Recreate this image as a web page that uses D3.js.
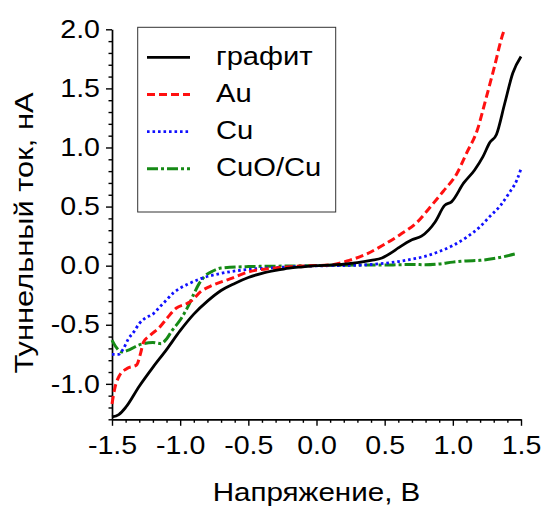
<!DOCTYPE html>
<html>
<head>
<meta charset="utf-8">
<script src="https://cdn.jsdelivr.net/npm/d3@7"></script>
<style>
  body { margin: 0; background: #fff; }
  text { font-family: Arial, "Liberation Sans", sans-serif; fill: #000; }
</style>
</head>
<body>
<div id="chartArea"></div>
<script>
// voltage (V), tunnel current (nA)
const graphite = [[-1.5,-1.28],[-1.45,-1.26],[-1.4,-1.2],[-1.3,-1.02],[-1.2,-0.86],[-1.1,-0.71],[-1.0,-0.55],
  [-0.9,-0.41],[-0.8,-0.3],[-0.7,-0.21],[-0.6,-0.15],[-0.5,-0.1],[-0.4,-0.065],[-0.3,-0.04],[-0.2,-0.02],
  [-0.1,-0.01],[0,0],[0.1,0.005],[0.2,0.012],[0.3,0.025],[0.4,0.045],[0.48,0.065],[0.55,0.11],[0.6,0.15],
  [0.7,0.22],[0.77,0.25],[0.87,0.37],[0.94,0.51],[0.99,0.54],[1.08,0.7],[1.16,0.81],[1.22,0.92],[1.27,1.04],
  [1.32,1.11],[1.38,1.37],[1.44,1.63],[1.5,1.77]]
const au = [[-1.5,-1.17],[-1.48,-1.04],[-1.45,-0.94],[-1.39,-0.87],[-1.32,-0.84],[-1.29,-0.74],[-1.27,-0.65],
  [-1.22,-0.59],[-1.15,-0.52],[-1.1,-0.45],[-1.03,-0.36],[-0.95,-0.32],[-0.92,-0.3],[-0.85,-0.22],[-0.76,-0.165],
  [-0.63,-0.11],[-0.49,-0.05],[-0.3,-0.02],[-0.1,-0.003],[0.1,0.006],[0.24,0.045],[0.37,0.1],[0.49,0.175],
  [0.61,0.26],[0.74,0.37],[0.83,0.49],[0.93,0.63],[1.03,0.78],[1.1,0.95],[1.18,1.15],[1.24,1.4],[1.3,1.66],
  [1.37,1.97],[1.38,2.0]]
const cu = [[-1.5,-0.75],[-1.45,-0.75],[-1.42,-0.71],[-1.38,-0.62],[-1.34,-0.56],[-1.3,-0.49],[-1.25,-0.44],
  [-1.2,-0.41],[-1.15,-0.35],[-1.1,-0.29],[-1.05,-0.23],[-1.0,-0.19],[-0.95,-0.16],[-0.85,-0.11],[-0.7,-0.065],
  [-0.55,-0.038],[-0.3,-0.016],[-0.1,-0.005],[0.1,0],[0.3,0.003],[0.4,0.01],[0.5,0.02],[0.6,0.035],[0.7,0.055],
  [0.8,0.08],[0.9,0.12],[1.0,0.17],[1.1,0.24],[1.2,0.33],[1.27,0.415],[1.35,0.51],[1.41,0.61],[1.47,0.725],[1.5,0.82]]
const cuo = [[-1.5,-0.63],[-1.47,-0.69],[-1.43,-0.73],[-1.37,-0.71],[-1.3,-0.67],[-1.2,-0.65],[-1.14,-0.66],
  [-1.1,-0.62],[-1.06,-0.55],[-1.0,-0.46],[-0.94,-0.34],[-0.9,-0.24],[-0.86,-0.15],[-0.82,-0.09],[-0.76,-0.045],
  [-0.7,-0.02],[-0.5,-0.008],[-0.2,-0.003],[0.1,0.003],[0.3,0.005],[0.5,0.005],[0.6,0.008],[0.7,0.01],[0.8,0.008],
  [0.9,0.015],[1.0,0.03],[1.1,0.04],[1.2,0.045],[1.3,0.06],[1.37,0.075],[1.46,0.1]]

const seriesNames = ['графит', 'Au', 'Cu', 'CuO/Cu']
const xMajor = [-1.5, -1.0, -0.5, 0.0, 0.5, 1.0, 1.5]
const yMajor = [-1.0, -0.5, 0.0, 0.5, 1.0, 1.5, 2.0]

const width = 545
const height = 509
const margin = { top: 29.3, right: 24, bottom: 89.7, left: 112 }

// text in the picture is wider than plain Arial, stretch it along the baseline
const widen = (sel, k) => sel.each(function () {
  const w = this.getComputedTextLength()
  d3.select(this).attr('textLength', w * k).attr('lengthAdjust', 'spacingAndGlyphs')
})

const svg = d3.select('#chartArea').append('svg')
  .attr('width', width).attr('height', height)

const x = d3.scaleLinear().domain([-1.5, 1.5]).range([margin.left, width - margin.right])
const y = d3.scaleLinear().domain([-1.3, 2.0]).range([height - margin.bottom, margin.top])

const xMinor = d3.range(-15, 16).map(i => i / 10).filter(v => Math.abs(Math.round(v * 10)) % 5 !== 0)
const yMinor = d3.range(-13, 21).map(i => i / 10).filter(v => Math.abs(Math.round(v * 10)) % 5 !== 0)

// minor ticks
svg.append('g').attr('transform', `translate(0,${y(-1.3)})`)
  .call(d3.axisBottom(x).tickValues(xMinor).tickSize(3.5).tickSizeOuter(0).tickFormat(''))
  .call(g => g.select('.domain').remove())
svg.append('g').attr('transform', `translate(${x(-1.5)},0)`)
  .call(d3.axisLeft(y).tickValues(yMinor).tickSize(3.5).tickSizeOuter(0).tickFormat(''))
  .call(g => g.select('.domain').remove())

// major ticks + labels
const xAxis = svg.append('g').attr('transform', `translate(0,${y(-1.3)})`)
  .call(d3.axisBottom(x).tickValues(xMajor).tickSize(6.5).tickSizeOuter(0).tickPadding(10.5)
    .tickFormat(d => d.toFixed(1)))
const yAxis = svg.append('g').attr('transform', `translate(${x(-1.5)},0)`)
  .call(d3.axisLeft(y).tickValues(yMajor).tickSize(6).tickSizeOuter(0).tickPadding(6)
    .tickFormat(d => d.toFixed(1)))

svg.selectAll('.tick line').attr('stroke', '#000').attr('stroke-width', 1.4)
svg.selectAll('.domain').attr('stroke', '#000').attr('stroke-width', 1.7)
xAxis.selectAll('text').attr('font-size', 25.5).attr('font-family', 'Arial, "Liberation Sans", sans-serif')
  .call(widen, 1.12)
yAxis.selectAll('text').attr('font-size', 25.5).attr('font-family', 'Arial, "Liberation Sans", sans-serif')
  .call(widen, 1.12)

// curves
const line = d3.line().x(d => x(d[0])).y(d => y(d[1])).curve(d3.curveMonotoneX)
const styles = [
  { data: graphite, color: '#000000', dash: null, w: 2.8 },
  { data: au, color: '#ff1010', dash: '8,4', w: 3 },
  { data: cu, color: '#1010ff', dash: '2.6,2.9', w: 2.8 },
  { data: cuo, color: '#168a16', dash: '11,3,3,3', w: 3 }
]
// draw graphite last so it sits on top like in the picture
const order = [3, 2, 1, 0]
svg.append('g').selectAll('path').data(order.map(i => styles[i])).join('path')
  .attr('d', d => line(d.data))
  .attr('fill', 'none')
  .attr('stroke', d => d.color)
  .attr('stroke-width', d => d.w)
  .attr('stroke-dasharray', d => d.dash)
  .attr('stroke-linejoin', 'round')

// legend
const legend = svg.append('g')
legend.append('rect')
  .attr('x', 137.7).attr('y', 27.3).attr('width', 198).attr('height', 184.7)
  .attr('fill', '#fff').attr('stroke', '#333').attr('stroke-width', 1)
const rowY = d3.scalePoint().domain(seriesNames).range([57.3, 168.7])
const items = legend.selectAll('g.item').data(seriesNames).join('g').attr('class', 'item')
items.append('line')
  .attr('x1', 147).attr('x2', 190)
  .attr('y1', d => rowY(d)).attr('y2', d => rowY(d))
  .attr('stroke', (d, i) => styles[i].color)
  .attr('stroke-width', (d, i) => styles[i].w)
  .attr('stroke-dasharray', (d, i) => styles[i].dash)
items.append('text')
  .attr('x', 216).attr('y', d => rowY(d) + 7.5)
  .attr('font-size', 26.5)
  .text(d => d)
  .call(widen, 1.1)

// axis titles
svg.append('text')
  .attr('x', x(0)).attr('y', 501)
  .attr('text-anchor', 'middle')
  .attr('font-size', 25.5)
  .text('Напряжение, В')
  .call(widen, 1.16)

svg.append('text')
  .attr('transform', 'translate(33,233) rotate(-90)')
  .attr('text-anchor', 'middle')
  .attr('font-size', 25.5)
  .text('Туннельный ток, нА')
  .call(widen, 1.21)
</script>
</body>
</html>
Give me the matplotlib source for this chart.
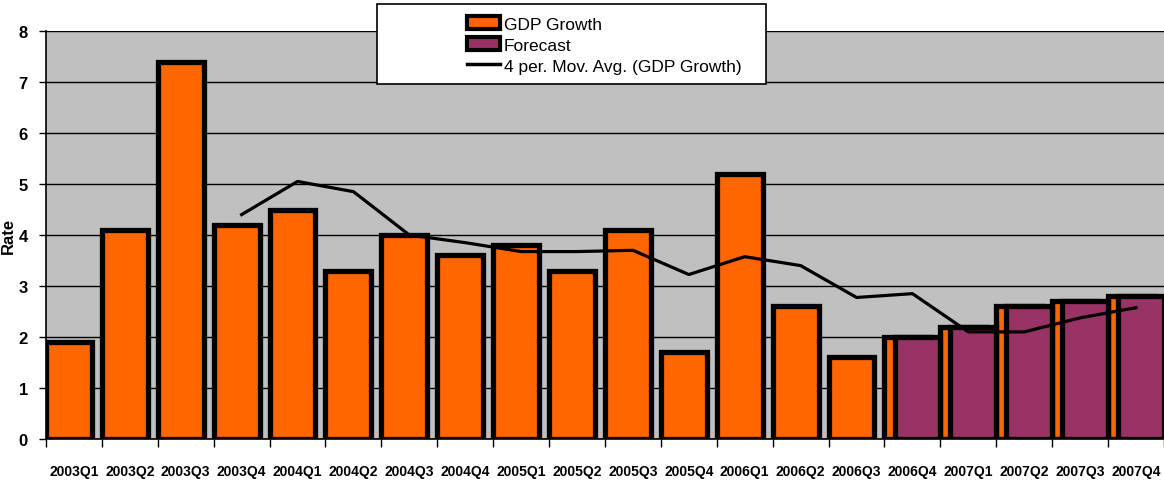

..........

TASK PROMPT = Show each line of the listing that holds the string "this".

SOLVED PROBLEM =
Recreate this image as a web page that uses D3.js.
  const w = this.getComputedTextLength()
  d3.select(this).attr('textLength', w * k).attr('lengthAdjust', 'spacingAndGlyphs')
Give me the matplotlib source for this chart.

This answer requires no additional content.